Baubau (Antara News) - Sejumlah warga Desa Kamelanta Kecamatan Kapontori Kabupaten Buton terhenti melakukan aktifitas penambangan pasir di pesisir laut desa tersebut karena alat mesin penyedot bahan galian itu telah disita pihak Kementrian Kelautan dan Parikanan.

Salah seorang warga Desa Kamelanta, La Musa di lokasi penambangan pasir itu, Jumat mengatakan enam kelompok penambang pasir yang terdiri lima orang per kelompok itu saat ini tidak bisa melakukan penambangan di selat Pulau Panjang desa tersebut karena enam unit mesin telah diamankan petugas.

"Pekerjaan penambangan pasir itu merupakan mata pencaharian kami yang sudah menghidupi keluarga dan membiayai sekolah anak kami, tapi sekarang dengan disitanya alat mesin penambang kami, membuat hidup semakin susah," ujarnya.

Padahal, kata dia, alat mesin penyedot pasir itu dibeli dengan cara kredit senilai Rp30 juta hingga Rp40 juta, dan setiap kelompok penambang pasir membayar sejumlah uang kepada Kepala Desa Kamelanta sebesar Rp350 ribu per bulan.

"Ironisnya mesin yang ditarik oleh pihak Kementerian Keluatan dan Perikanan itu dilakukan tanpa pemberitahuan yang jelas kepada setiap kelompok penambang pasir selaku pemilik mesin," ujar La Musa didampingi rekannya La Edi dan La Ode Zaau.

Menurut dia, selama ini para penambang bisa mengambil pasir dalam satu hari sebanyak lima ret per kelompok, yang kemudian pasir tersebut dijual ke wilayah Kota Baubau dan sekitarnya dengan harga Rp570 ribu per ret.

Sementara itu, Kepala Desa Kamelanta, Supardi membenarkan adanya penahanan alat mesin penyedot pasi milik penambang oleh pihak Kementerian Perikanan dan Kelautan yang disaksikan pemerintah setempat karena tidak memiliki izin untuk mengolah tambang bahan galian itu.

"Saya selaku pemerintah di tingkat bawah menjalankan perintah sesuai amanat pemerintah kabupaten, pemerintah provinsi hingga pemerintah pusat. Dan penyitaan mesin itu tidak diambil begitu saja, tapi sudah tiga kali kami melayangkan surat untuk menghentikan penambangan itu karena tidak dibenarkan dalam aturan yang berlaku," ujarnya.

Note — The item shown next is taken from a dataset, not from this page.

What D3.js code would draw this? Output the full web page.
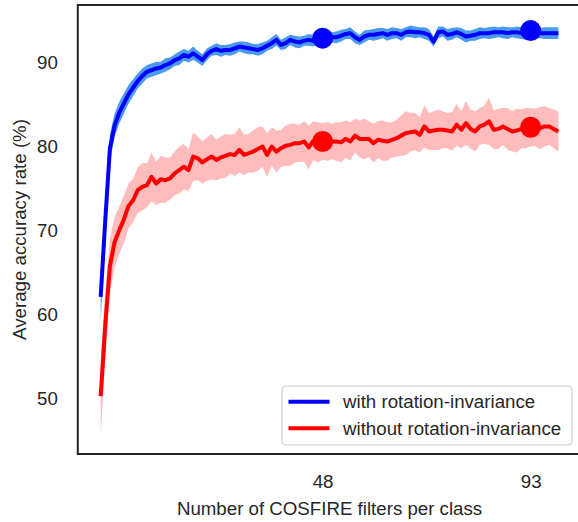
<!DOCTYPE html>
<html><head><meta charset="utf-8">
<script src="https://cdn.jsdelivr.net/npm/d3@7"></script>
<style>body{margin:0;background:#fff}svg{display:block;font-family:"Liberation Sans",Arial,sans-serif}</style>
</head><body><svg id="c" width="578" height="522"></svg>
<script>
const blueMean = [61.8,71.0,79.5,82.2,83.7,84.8,85.9,86.7,87.5,88.1,
88.6,88.8,89.0,89.1,89.4,89.6,90.0,90.2,90.6,90.4,
90.8,90.4,90.0,90.7,91.1,91.3,91.1,91.2,91.2,91.4,
91.6,91.5,91.4,91.3,91.2,91.4,91.7,92.0,92.4,91.8,
92.0,92.4,92.2,92.1,92.3,92.4,92.3,92.5,92.6,92.6,
92.7,92.7,92.9,93.1,93.2,92.7,92.4,92.8,93.0,93.0,
93.1,93.2,93.0,93.2,93.2,93.0,93.3,93.4,93.3,93.3,
93.2,93.0,92.2,93.3,93.4,93.0,93.1,93.3,93.1,92.8,
92.9,93.0,93.2,93.2,93.2,93.3,93.3,93.3,93.2,93.3,
93.3,93.2,93.0,93.4,93.3,93.2,93.2,93.2,93.2,93.2];
const blueStd = [2.8,2.0,1.6,1.4,1.3,1.2,1.1,1.0,0.9,0.9,
0.8,0.8,0.8,0.7,0.8,0.7,0.7,0.8,0.7,0.7,
0.8,0.7,0.7,0.7,0.6,0.7,0.7,0.6,0.7,0.7,
0.6,0.7,0.7,0.6,0.7,0.7,0.6,0.7,0.7,0.6,
0.7,0.6,0.7,0.7,0.6,0.7,0.7,0.6,0.7,0.7,
0.6,0.7,0.7,0.6,0.7,0.7,0.6,0.7,0.6,0.7,
0.7,0.6,0.7,0.7,0.6,0.7,0.6,0.7,0.7,0.6,
0.7,0.7,0.6,0.7,0.6,0.7,0.7,0.6,0.7,0.7,
0.6,0.7,0.7,0.6,0.7,0.7,0.6,0.7,0.7,0.6,
0.7,0.7,0.6,0.7,0.7,0.6,0.7,0.7,0.7,0.7];
const redMean = [50.0,58.5,65.5,68.3,69.7,71.0,72.6,73.3,74.5,74.9,
75.1,76.1,75.3,75.8,75.7,75.9,76.5,76.9,77.3,76.9,
78.5,78.3,77.8,78.2,78.5,78.1,78.4,78.6,78.8,78.7,
79.3,78.7,78.9,79.1,79.4,79.7,78.7,79.7,79.1,79.5,
79.8,79.9,80.1,80.1,80.3,79.6,80.4,80.2,80.3,80.3,
80.3,80.3,80.2,80.6,80.3,81.0,80.6,80.6,80.6,80.1,
80.5,80.4,80.3,80.5,80.7,81.0,81.3,81.4,81.5,81.1,
82.1,81.5,81.6,81.7,81.7,81.6,81.5,82.3,81.7,82.5,
81.8,81.5,82.1,82.3,82.7,81.7,81.8,82.1,81.8,81.5,
81.6,81.8,81.9,82.0,82.0,81.9,82.1,82.1,81.8,81.5];
const redStd = [4.6,4.0,3.2,3.0,2.8,2.8,2.7,2.6,2.7,2.8,
2.6,2.9,2.6,2.8,2.7,2.5,2.6,2.8,2.7,2.5,
2.9,2.6,2.5,2.6,2.7,2.4,2.5,2.6,2.3,2.5,
2.7,2.4,2.3,2.5,2.6,2.4,2.6,2.3,2.5,2.2,
2.4,2.5,2.3,2.2,2.4,2.6,2.3,2.4,2.2,2.3,
2.1,2.3,2.4,2.2,2.3,2.0,2.2,2.4,2.1,2.3,
2.2,2.4,2.3,2.1,2.2,2.4,2.6,2.3,2.2,2.1,
2.5,2.2,2.3,2.4,2.2,2.1,2.3,2.5,2.2,2.6,
2.3,2.4,2.2,2.3,2.8,2.3,2.4,2.2,2.5,2.4,
2.6,2.3,2.4,2.3,2.2,2.5,2.4,2.2,2.3,2.4];
const markerX = [48, 93];
const blueMarkers = [92.6, 93.5];
const redMarkers = [80.3, 82.0];
const xTicks = [48, 93];
const yTicks = [50, 60, 70, 80, 90];
const seriesNames = ["with rotation-invariance", "without rotation-invariance"];

const svg = d3.select("#c");
const L = 77.8, R = 581.3, T = 5, B = 454;
const FS = 18.7;
const x = d3.scaleLinear().domain([-4.95, 103.95]).range([L, R]);
const y = d3.scaleLinear().domain([43.1, 96.55]).range([B, T]);
const txt = "#262626";

function series(mean, std, band, line) {
  const data = mean.map((m, i) => ({i, m, s: std[i]}));
  svg.append("path").datum(data)
    .attr("d", d3.area().x(d => x(d.i)).y0(d => y(d.m - d.s)).y1(d => y(d.m + d.s)))
    .attr("fill", band);
  svg.append("path").datum(data)
    .attr("d", d3.line().x(d => x(d.i)).y(d => y(d.m)))
    .attr("fill", "none").attr("stroke", line).attr("stroke-width", 4)
    .attr("stroke-linejoin", "round");
}
series(blueMean, blueStd, "#4a9bef", "#0000ff");
series(redMean, redStd, "#ffbcbc", "#ff0000");

markerX.forEach((mx, k) => {
  svg.append("circle").attr("cx", x(mx)).attr("cy", y(blueMarkers[k])).attr("r", 10.5).attr("fill", "#0000ff");
  svg.append("circle").attr("cx", x(mx)).attr("cy", y(redMarkers[k])).attr("r", 10.5).attr("fill", "#ff0000");
});

// axes
const xa = svg.append("g").attr("transform", `translate(0,${B})`)
  .call(d3.axisBottom(x).tickValues(xTicks).tickSize(0).tickPadding(21));
const ya = svg.append("g").attr("transform", `translate(${L},0)`)
  .call(d3.axisLeft(y).tickValues(yTicks).tickSize(0).tickPadding(20));
[xa, ya].forEach(a => {
  a.select(".domain").remove();
  a.selectAll("text").attr("font-size", FS).attr("fill", txt).attr("font-family", "Liberation Sans, Arial, sans-serif");
});
ya.selectAll("text").attr("dy", "0.44em");
xa.selectAll("text").attr("dy", "0.71em");

// spines (right spine falls outside the picture)
svg.append("line").attr("x1", L).attr("x2", L).attr("y1", T).attr("y2", B).attr("stroke", txt).attr("stroke-width", 2);
svg.append("line").attr("x1", L - 1).attr("x2", R).attr("y1", B).attr("y2", B).attr("stroke", txt).attr("stroke-width", 2);
svg.append("line").attr("x1", L - 1).attr("x2", R).attr("y1", T).attr("y2", T).attr("stroke", txt).attr("stroke-width", 2);

// labels
svg.append("text").attr("x", (L + R) / 2).attr("y", 515).attr("text-anchor", "middle")
  .attr("font-size", FS).attr("fill", txt).text("Number of COSFIRE filters per class");
svg.append("text").attr("transform", `translate(26,${(T + B) / 2}) rotate(-90)`).attr("text-anchor", "middle")
  .attr("font-size", FS).attr("fill", txt).text("Average accuracy rate (%)");

// legend
const lg = svg.append("g");
lg.append("rect").attr("x", 282).attr("y", 386).attr("width", 290).attr("height", 59).attr("rx", 4)
  .attr("fill", "#fff").attr("fill-opacity", 0.8).attr("stroke", "#cccccc").attr("stroke-width", 1.2);
const lcol = ["#0000ff", "#ff0000"];
seriesNames.forEach((n, k) => {
  const yy = 401.7 + k * 26.6;
  lg.append("line").attr("x1", 288.5).attr("x2", 329.5).attr("y1", yy).attr("y2", yy)
    .attr("stroke", lcol[k]).attr("stroke-width", 4);
  lg.append("text").attr("x", 343).attr("y", yy).attr("dy", "0.36em")
    .attr("font-size", FS).attr("fill", txt).text(n);
});
</script></body></html>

Supardi menambahkan, sebelum dilakukan penarikan mesin itu, pihaknya juga sudah melakukan pendekatan secara persuasif dan kekeluargaan untuk tidak melanggar hukum karena masalah penambangan pasir itu melanggar aturan.

Ia mengatakan, penambangan pasir di lokasi itu bukan hanya dilakukan warga setempat, tetapi juga warga dari luar Desa Kamelanta, sehingga aktifitas penambangan tersebut diduga telah berdampak pada lingkungan ekosistem pesisir terutama terhadap aktifitas masyarakat yang mengembangkan budiaya karambah ikan dan rumput laut.

"Kalau saya kalkulasi kerugian Desa Kamelanta dengan adanya penambangan pasir ilegal itu minimal Rp170 juta per bulan karena potensi sumber daya alam desa kami dikeruk begitu saja oleh sekelompok oknum untuk kepentingan pribadi," katanya.

Supardi juga membenarkan, adanya pembayaran dari penambang pasir sebesar Rp250 hingga Rp350 ribu setiap bulan, dan dana tersebut digunakan untuk kepentingan membangun desa dan biaya keperluan yang dibutuhkan masyarakat setempat.

Ia menambahkan, kalau penambang dari luar Desa Kamelanta dikenakan Rp350 ribu, sedangkan masyarakat Desa Kamelanta sebesar Rp250 ribu per bulan, dan besaran itu tidak disamakan agar tidak ada kecemburuan sosial.

"Ini sudah ada dalam peraturan desa (perdes), ta[i kalau memang pungutan itu merugikan masyarakat perlu dikaji ulang untuk, tapi kenyataannya juga terjadi di lapangan tidak semua membayar," ujarnya.

Supardi mengatakan, saat ini pihaknya terus berkoordinasi dengan Dinas Kelautan dan Perikanan Kabupaten Buton agar para penambang itu bisa dibantu dengan alat penambang pasir secara tradisional, sehingga tidak mengancam hasil laut yang ada di perairan laut desa tersebut.